Meeting the resilience challenge

Volume 7 Number 11 November 14 - December 11 2011

The selection of resilience as a theme for CHOGM is an indication of the seriousness with which it is now regarded broadly in academic, business and government settings. Dr Alan March, Melbourne Sustainable Society Institute and Senior Lecturer, Urban Planning and Design, explores the issue.

The Commonwealth Heads of Government Meeting (CHOGM) was held 28-30 October in Perth, Western Australia.

While QANTAS industrial action took much of the media attention, the 54 leaders met for the 22nd time since its commencement in 1971 to set policies and establish initiatives at the Commonwealth level. Prime Minister Gillard chaired the 2011 meeting, for which the theme was: “Building global resilience, building national resilience”.

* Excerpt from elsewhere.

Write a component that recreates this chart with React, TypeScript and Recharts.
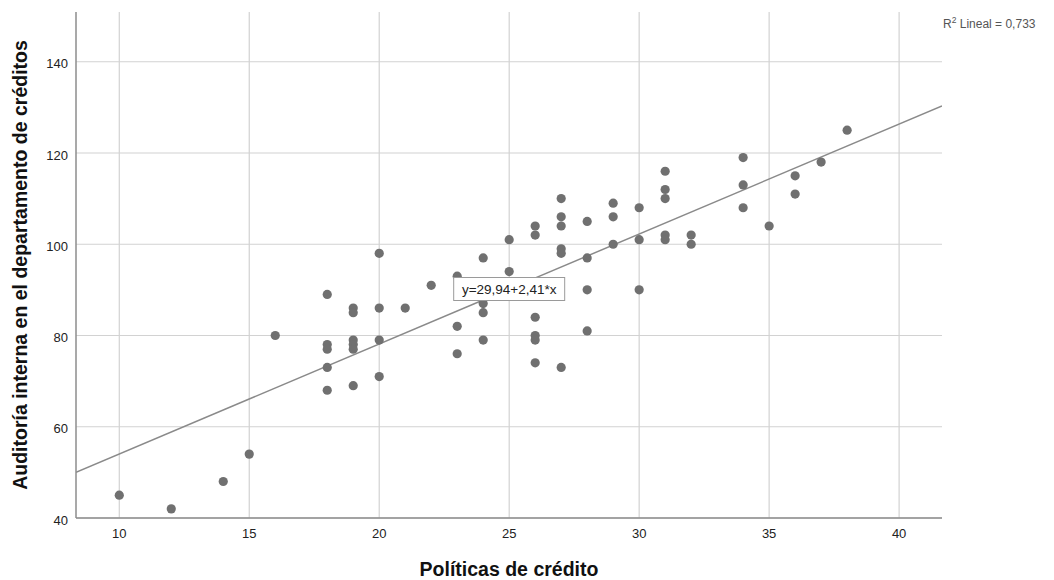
import React from "react";
import {
  ScatterChart,
  Scatter,
  XAxis,
  YAxis,
  CartesianGrid,
  ReferenceLine,
  ReferenceDot,
} from "recharts";

// Políticas de crédito (x) vs Auditoría interna (y)
const politicas = [
  10, 12, 14, 15, 16,
  18, 18, 18, 18, 18,
  19, 19, 19, 19, 19, 19,
  20, 20, 20, 20,
  21, 22,
  23, 23, 23,
  24, 24, 24, 24,
  25, 25,
  26, 26, 26, 26, 26, 26,
  27, 27, 27, 27, 27, 27,
  28, 28, 28, 28,
  29, 29, 29,
  30, 30, 30,
  31, 31, 31, 31, 31,
  32, 32,
  34, 34, 34,
  35, 36, 36, 37, 38,
];
const auditoria = [
  45, 42, 48, 54, 80,
  89, 78, 77, 73, 68,
  86, 85, 79, 78, 77, 69,
  98, 86, 79, 71,
  86, 91,
  93, 82, 76,
  97, 87, 85, 79,
  101, 94,
  104, 102, 84, 80, 79, 74,
  110, 106, 104, 99, 98, 73,
  105, 97, 90, 81,
  109, 106, 100,
  108, 101, 90,
  116, 112, 110, 102, 101,
  102, 100,
  119, 113, 108,
  104, 115, 111, 118, 125,
];

const xTicks = [10, 15, 20, 25, 30, 35, 40];
const yTicks = [40, 60, 80, 100, 120, 140];

const intercept = 29.94;
const slope = 2.41;
const xDomain: [number, number] = [8.335, 41.65];
const yDomain: [number, number] = [40, 150.9];

const points = politicas.map((x, i) => ({ x, y: auditoria[i] }));
const fit = (x: number) => intercept + slope * x;
const labelX = 25;

const FONT = '"Liberation Sans", Arial, sans-serif';

// grid only at the tick values (no lines on the top / right edges)
const gridY = ({ offset }: any) =>
  yTicks.map(
    (t) => offset.top + offset.height * (1 - (t - yDomain[0]) / (yDomain[1] - yDomain[0]))
  );
const gridX = ({ offset }: any) =>
  xTicks.map(
    (t) => offset.left + (offset.width * (t - xDomain[0])) / (xDomain[1] - xDomain[0])
  );

function EquationBox({ cx, cy }: { cx?: number; cy?: number }) {
  if (cx == null || cy == null) return null;
  const w = 111;
  const h = 23;
  return (
    <g>
      <rect
        x={cx - w / 2}
        y={cy - h / 2}
        width={w}
        height={h}
        fill="#fff"
        stroke="#9a9a9a"
        strokeWidth={1}
      />
      <text
        x={cx}
        y={cy + 1}
        textAnchor="middle"
        dominantBaseline="central"
        fontFamily={FONT}
        fontSize={13.5}
        fill="#222"
      >
        y=29,94+2,41*x
      </text>
    </g>
  );
}

export default function App() {
  return (
    <div style={{ position: "absolute", left: 0, top: 0, width: 1054, height: 580, background: "#fff" }}>
      <ScatterChart
        width={1054}
        height={580}
        margin={{ top: 12, right: 112, bottom: 0, left: 0 }}
        style={{ fontFamily: FONT }}
      >
        <CartesianGrid
          stroke="#d2d2d2"
          strokeWidth={1.2}
          horizontalCoordinatesGenerator={gridY}
          verticalCoordinatesGenerator={gridX}
        />
        <XAxis
          type="number"
          dataKey="x"
          domain={xDomain}
          ticks={xTicks}
          allowDataOverflow
          height={62}
          tickLine={false}
          tickMargin={5}
          axisLine={{ stroke: "#8c8c8c", strokeWidth: 1.5 }}
          tick={{ fontSize: 13, fill: "#222", fontFamily: FONT }}
          label={{
            value: "Políticas de crédito",
            position: "insideBottom",
            offset: 4,
            style: { fontSize: 19.5, fontWeight: "bold", fill: "#111", fontFamily: FONT },
          }}
        />
        <YAxis
          type="number"
          dataKey="y"
          domain={yDomain}
          ticks={yTicks}
          allowDataOverflow
          width={76}
          tickLine={false}
          axisLine={{ stroke: "#8c8c8c", strokeWidth: 1.5 }}
          tick={{ fontSize: 13, fill: "#222", fontFamily: FONT, dy: 2 }}
          label={{
            value: "Auditoría interna en el departamento de créditos",
            angle: -90,
            position: "insideLeft",
            offset: 20,
            style: { fontSize: 19.5, fontWeight: "bold", fill: "#111", fontFamily: FONT, textAnchor: "middle" },
          }}
        />
        <ReferenceLine
          segment={[
            { x: xDomain[0], y: fit(xDomain[0]) },
            { x: xDomain[1], y: fit(xDomain[1]) },
          ]}
          stroke="#8a8a8a"
          strokeWidth={1.5}
          ifOverflow="hidden"
        />
        <Scatter
          data={points}
          fill="#707070"
          isAnimationActive={false}
          shape={(p: any) => <circle cx={p.cx} cy={p.cy} r={4.6} fill="#707070" />}
        />
        <ReferenceDot
          x={labelX}
          y={fit(labelX)}
          r={0}
          shape={(p: any) => <EquationBox cx={p.cx} cy={p.cy} />}
        />
      </ScatterChart>
      <div
        style={{
          position: "absolute",
          left: 943,
          top: 15,
          fontFamily: FONT,
          fontSize: 12,
          color: "#555",
          whiteSpace: "nowrap",
        }}
      >
        R<sup style={{ fontSize: 8.5 }}>2</sup> Lineal = 0,733
      </div>
    </div>
  );
}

Resilience has its origins in physics and engineering and refers to the amount of stress a material can stand and still return to its original shape. Now widely referred to as the ability to “bounce back”, it has since been used in a variety of other settings, notably ecology, psychology, and disaster management. 

The selection of resilience as a theme for CHOGM is an indication of the seriousness with which it is now regarded broadly in academic, business and government settings.

In the context of climate change and the global financial crisis, CHOGM discussed matters such as food security, natural resource management, sustainable and balanced development, and human rights.

At the national level in Australia, resilience has been established as a key objective across a wide range of government tiers and functions.

The February 2011 Council of Australian Governments Meeting (COAG) in Canberra resulted in the issue of a communiqué with resilience central to its goals. It established as priorities for Australia the need for a resilient economy, and the central importance of planning our cities and towns to achieving this.

The communiqué highlights the centrality of sustainable growth to resilience, while improvements to health, disability care, education and clean energy are also directly linked with Australia’s ongoing resilience. Other recent COAG reports have also highlighted the importance of disaster management and youth connectedness to resilience.

The link between resilience and paths to greater sustainability is emerging as a strong and consistent theme for exploration.

However, a key challenge is to ensure that resilience does not become another buzz word that is more or less synonymous with sustainability. It is not sufficient to consider “sustainable development” when the ways we grow and supply food, capture and distribute water, or transport ourselves in cities, continue to be questionable in the long term.

Many of the mechanisms we have developed to achieve efficiency gains have concurrently made us much more susceptible to shocks as a series of inter-related risks.

The ongoing decrease in locally grown food has led to heavy reliance on food being transported long distances, mainly by road, to centralised food distribution points. The development of centralised reticulated potable water services, and in parallel with provision of sewage services over time, previously led to many advances in health and wellbeing in our cities.

The heavy ongoing investment in roads and freeways in Australia over more than 50 years has led to a pattern of city development that relies heavily on the private motor car. Many people in our cities have limited access to jobs, education or health services without the use of a motor car.

The mechanisms mentioned above have provided us with many benefits, but now also expose us to considerable risks due to widespread reliance on single systems. History is replete with examples of shocks to human societies. For example, if a break in the supply of petroleum were to occur, or water supplies were affected, our cities and towns would face serious setbacks in fulfilling functions basic to human life. The challenge now is for us to develop alternatives.

Governments and businesses are now seeking ways to make operational and to apply resilience thinking to a wide range of operations and responsibilities and Melbourne University is already producing considerable research in this area.

Resilience is an area that requires the deployment of specialised research in interdisciplinary ways. The central idea of a resilient community relies upon a number of elements functioning together: the physical layout of places; governance structures; social functions; and the mechanisms of distribution and collection.

The University has a key role to play in providing and testing innovative ideas and technologies in this complex area. Further, many of the things we already know about the nature of resilient communities are already our core “work”.

Resilience is a characteristic of places where education and diversity are promoted; where contributions to inclusive and stable governance are valued; where a broad economic base can soften the impacts of market fluctuations; where systems have redundancies incorporated into them; where the interconnection between human and ecological systems is recognised; and, where social difference is minimised.

Dr March leads the MSSI theme: Risk Resilience and Transformation.